Einer Legende zufolge soll der Regisseur Alfred Hitchcock vor der Premiere seines Schockers "Psycho" alle verfügbaren Ausgaben von Robert Blochs Romanvorlage aufgekauft und hierdurch aus dem Verkehr gezogen haben, um die Auflösung als ein Geheimnis bewahren zu können. Zusätzlich ließ er Anzeigen in Tageszeitungen schalten, in denen er diejenigen, die den Film bereits gesehen hatten, anflehte, das Ende bloß nicht weiter zu verraten. Dort war zu lesen: "Please don’t give away the ending, it’s the only one we have."

Spoilerwarnungen

Die Beispiele zeigen, welche großen Anstrengungen Autor:innen schon in Vor-Internetzeiten aufbringen mussten, um das Vergnügen an ihren Erzählungen vor Spoilern zu schützen. Eine enorme Herausforderung stellt das Phänomen ebenso für viele Kritiker:innen dar, besteht deren Anspruch doch darin, Geschichten fundiert zu rezensieren und über diese nicht nur vage und andeutungsreich zu schreiben. Im Netflix-Zeitalter verfügen Serien und Filme aber über keinen verlässlichen Zeitpunkt mehr, an dem angenommen werden kann, dass sie allgemein bekannt sind. Es ist deshalb faktisch unmöglich, über die Handlung einer Serie noch frei zu sprechen.

Als ein Ausweg hat sich das Voranstellen einer Spoiler-Warnung (oder "spoiler alert") durchgesetzt, wodurch die Offenbarung relevanter Handlungselemente angekündigt wird. Solche Spoiler-Warnungen finden sich längst in nahezu allen film- oder serienbezogenen Publikationen. Sie alle haben ihren historischen Ursprung rund um das Jahr 1980, als an mehreren Stellen die Verwendung von solchen Ankündigungen erstmals dokumentiert wurden. So sind derartige Hinweise auf der Mailinglist "SF-Lovers" in Diskussionen zum Film "Star Trek – Der Film" wiederholt ausgerufen worden. Kurz darauf waren in einer Newsgroup im Usenet wenige Tage nach der Veröffentlichung von "Star Trek II: Der Zorn des Khan" wieder mehrere Kommentare, in denen Details zur Story enthalten waren, mit einem Spoiler-Alarm ("SPOILER ALERT") versehen. Darüber hinaus hatte der Autor Spider Robinson in seinen Buchrezensionen, die er zu jener Zeit für das Magazin "Destinies: The Paperback Magazine of Science Fiction and Speculative Fact" verfasst hat, ebenfalls einen Spoiler-Alarm platziert, sobald er über das Ende einer Geschichte schrieb.
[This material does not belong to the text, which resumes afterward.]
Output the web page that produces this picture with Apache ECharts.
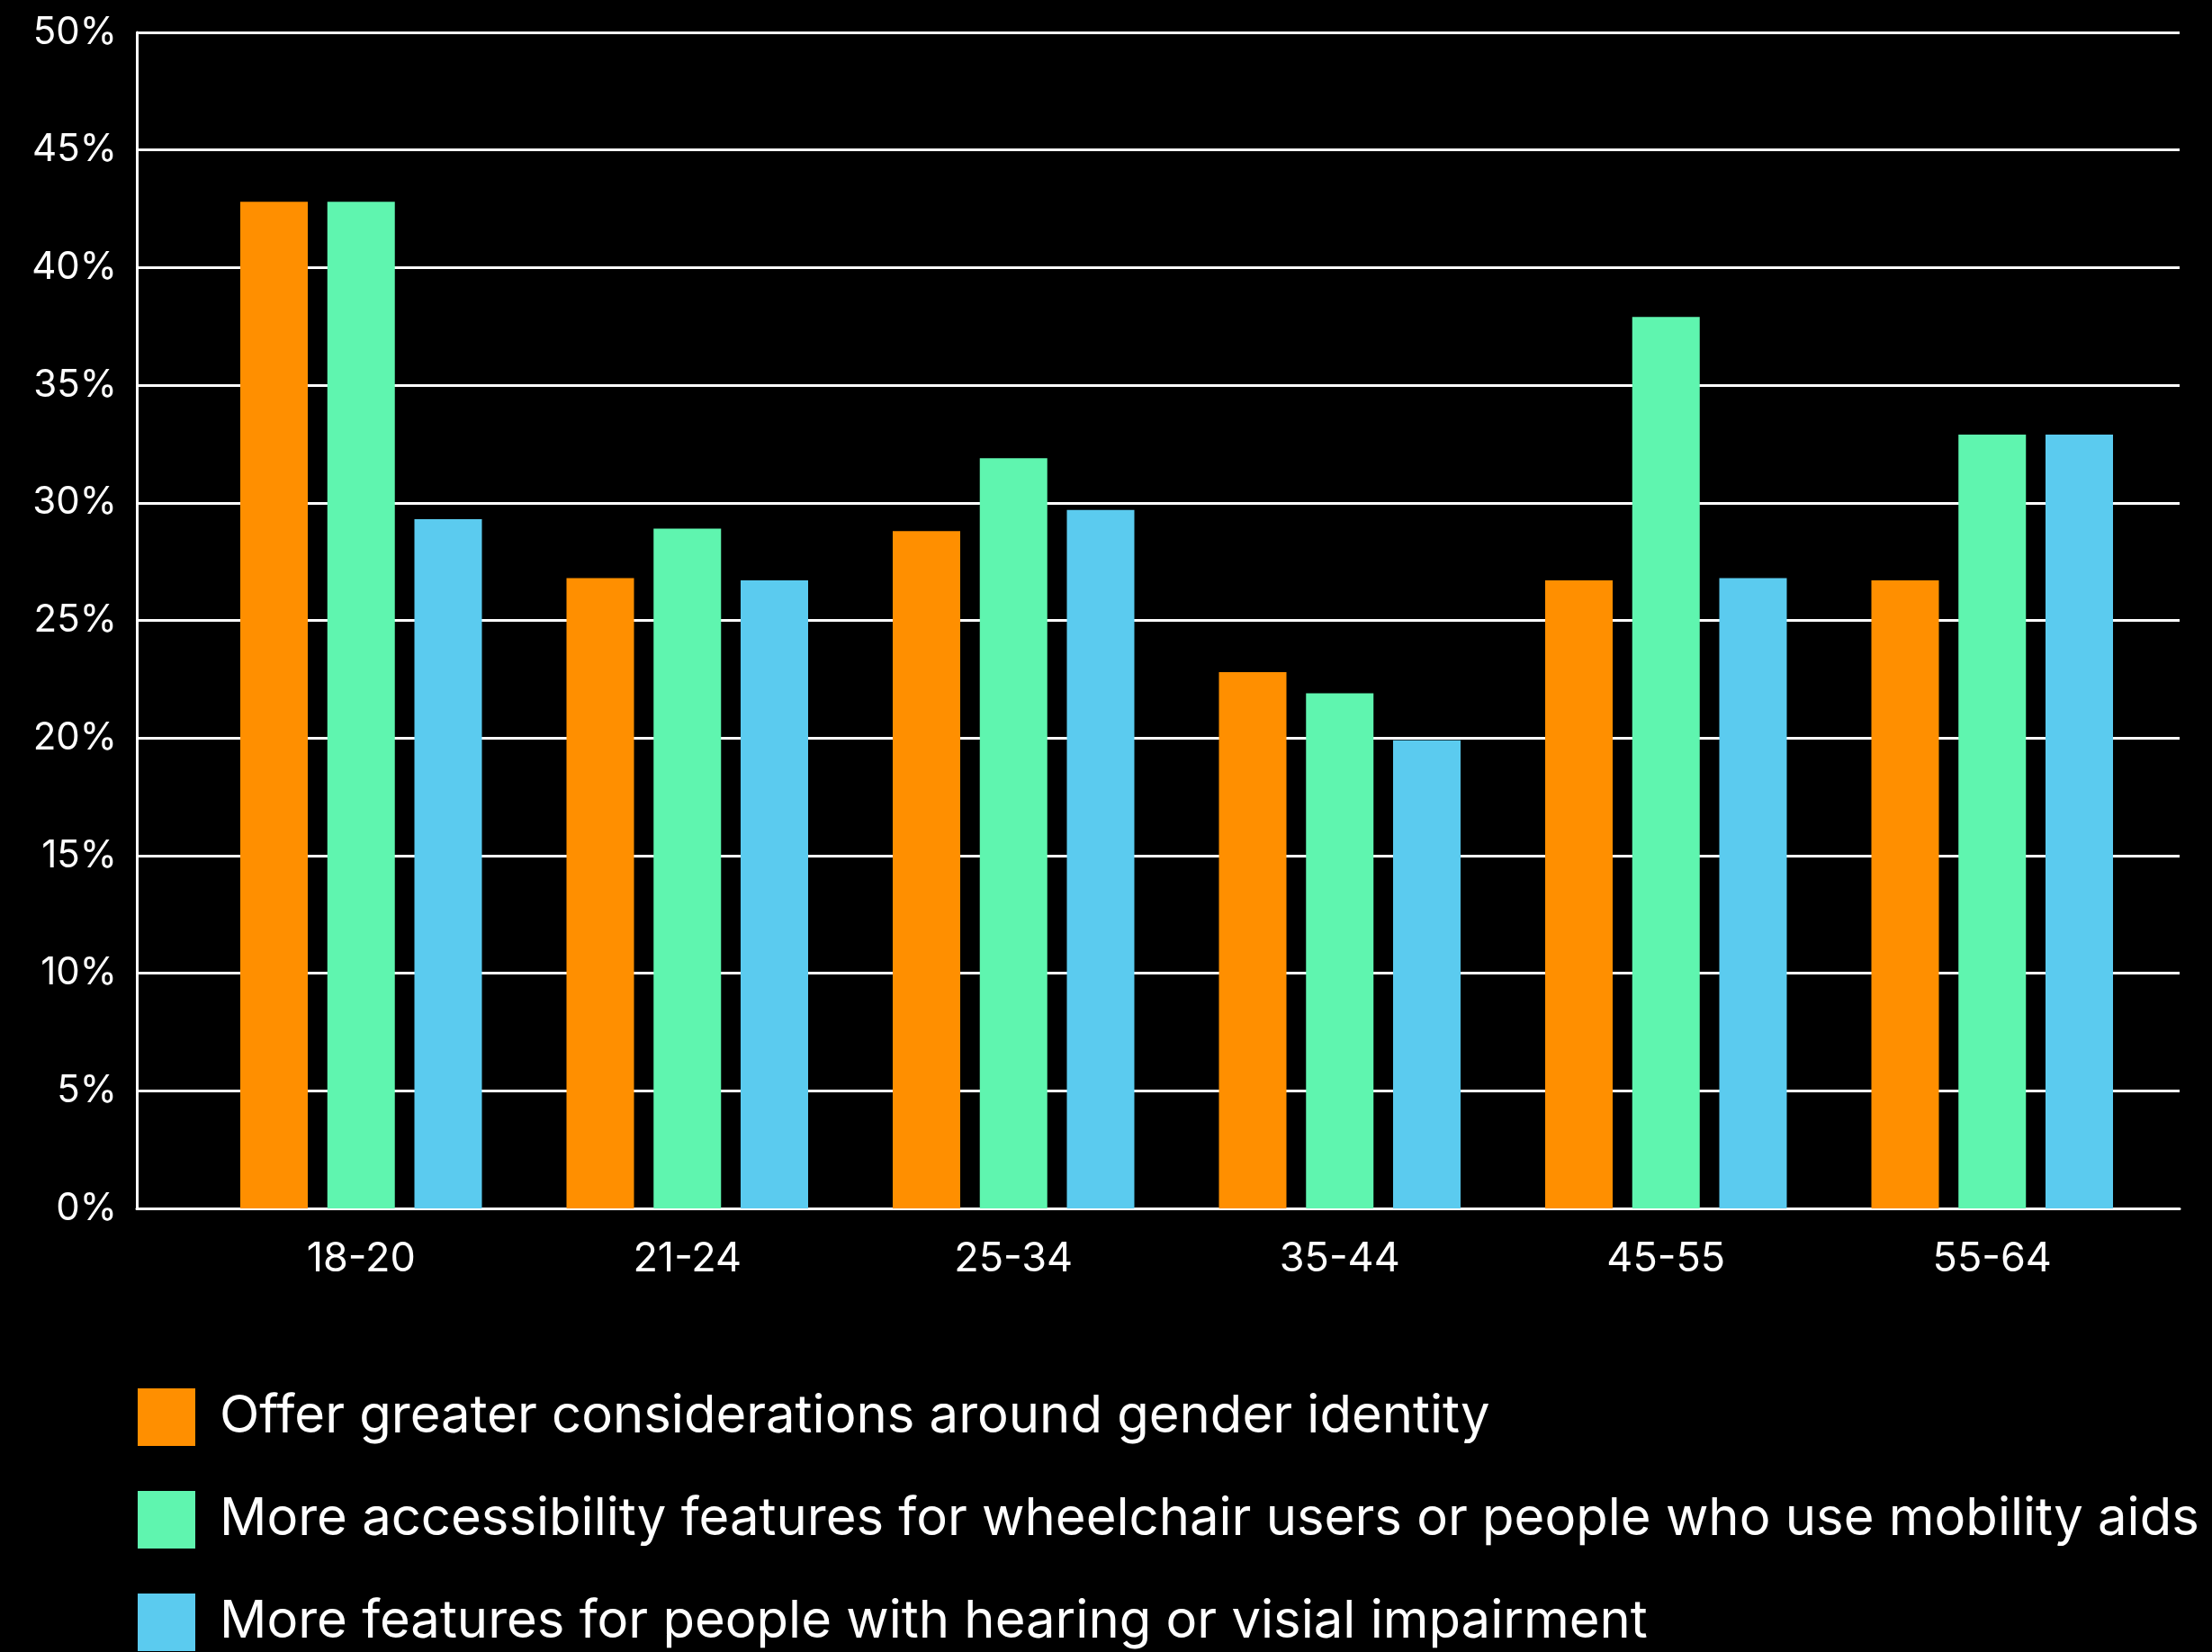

Im Grunde hat Adolf Furler mit seinem Gong unbeabsichtigt eine der ersten "Spoiler-Warnungen" im deutschen Fernsehen ausgesprochen. Ob er damals in der piefigen Kulisse schon ahnte, dass er kaum ein halbes Jahrhundert später als Trendsetter angesehen wird?

Die Partie gegen Marokko konnte die deutsche Auswahl nach der Halbzeitpause doch noch herumdrehen und 1:2 für sich entscheiden. Als Gruppen-Erster besiegte sie im Viertelfinale den amtierenden Weltmeister England. Im Halbfinale unterlag das Team schließlich in einem kraftraubenden Match ihren Gegnern aus Italien. Im sogenannten "Jahrhundertspiel". Am Ende schloss Deutschland den Wettbewerb (Achtung Spoiler!) als Dritter ab. Das Turnier in Mexiko war übrigens das erste, bei der dank des PAL-Systems das Fernsehbild einer Fußballweltmeisterschaft in Farbe ausgestrahlt wurde. Das allerdings ist eine ganz andere Telegeschichte.